Morgan sings a similar tune with the Aero 8, which made its debut this week at the Geneva Motor Show. It’s the latest in a line Morgan launched in 2000 and thoroughly modern, in the sense that it’s being built in 2015, it’s got a 4.8-liter V8 engine under the hood, and the requisite sports car hardware like limited slip, ABS, and such. The engine’s good for 367 horsepower if you rev it to 6,300 RPM, and of course you should because it undoubtedly sounds glorious.
In another nod to the past, Morgan offers the Aero 8 with three pedals and six-speed manual, which alone makes it worthy of high praise. Or you could wimp out and get the automatic. The manual tops out at 170 mph, walloping the slushbox by 15 mph. Either way, you’ll hit 62 mph in 4.5 seconds.

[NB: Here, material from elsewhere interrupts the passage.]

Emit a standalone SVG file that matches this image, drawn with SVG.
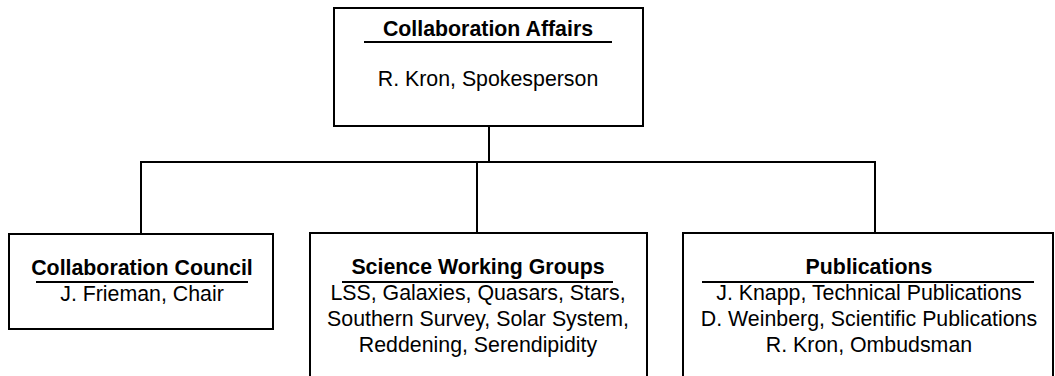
<svg xmlns="http://www.w3.org/2000/svg" width="1055" height="376" viewBox="0 0 1055 376">
<style>
.box{fill:#fff;stroke:#000;stroke-width:2}
.ln{fill:none;stroke:#000;stroke-width:2}
.t{font-family:"Liberation Sans",Arial,sans-serif;font-size:21.33px;fill:#000;text-anchor:middle}
.b{font-weight:bold}
</style>
<rect width="1055" height="376" fill="#fff"/>
<g id="connectors">
<path class="ln" d="M489 126V162M141 234V162H875V234M477 162V233"/>
</g>
<g id="affairs">
<rect class="box" x="334" y="8" width="309" height="118"/>
<text class="t b" x="488" y="36">Collaboration Affairs</text>
<line class="ln" x1="364" y1="42" x2="612" y2="42"/>
<text class="t" x="488" y="86">R. Kron, Spokesperson</text>
</g>
<g id="council">
<rect class="box" x="9" y="234" width="264" height="95"/>
<text class="t b" x="142" y="275">Collaboration Council</text>
<line class="ln" x1="36" y1="282" x2="248" y2="282"/>
<text class="t" x="142" y="301">J. Frieman, Chair</text>
</g>
<g id="science">
<rect class="box" x="310" y="233" width="337" height="170"/>
<text class="t b" x="478" y="274">Science Working Groups</text>
<line class="ln" x1="342" y1="282" x2="613" y2="282"/>
<text class="t" x="478" y="300">LSS, Galaxies, Quasars, Stars,</text>
<text class="t" x="478" y="326">Southern Survey, Solar System,</text>
<text class="t" x="478" y="352">Reddening, Serendipidity</text>
</g>
<g id="publications">
<rect class="box" x="683" y="233" width="370" height="170"/>
<text class="t b" x="869" y="274">Publications</text>
<line class="ln" x1="702" y1="282" x2="1034" y2="282"/>
<text class="t" x="869" y="300">J. Knapp, Technical Publications</text>
<text class="t" x="869" y="326">D. Weinberg, Scientific Publications</text>
<text class="t" x="869" y="352">R. Kron, Ombudsman</text>
</g>
</svg>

The drivetrain is, in some ways, almost irrelevant because the styling is what sets the Aero 8—or any Morgan, for that matter—apart.
Morgan says it drew inspiration from the long, low shoulder lines of the cars of the 60s, an era that gave us landmark sports cars like the Ferraro 250 GTO, Aston Martin DB5 and, of course, the Jaguar E-Type. Those long, sweeping lines of the front fenders are enough to make you swoon, and the proportions—long hood, short rear, muscular haunches—are spot-on. The clamshell trunk opens with a flair rarely seen in modern cars, which makes us more forgiving of the bulbous front end and grille that looks a bit too narrow. Morgan says the Aero 8 is designed to resemble a boat deck when seen from above, “enhancing the sense of adventure and escapism,” which sounds great for when you see the car from your helicopter (and notice you forgot to tuck your driving cap in the glove box).
Pricing starts around $121,000, according to Top Gear, and production starts in late 2015.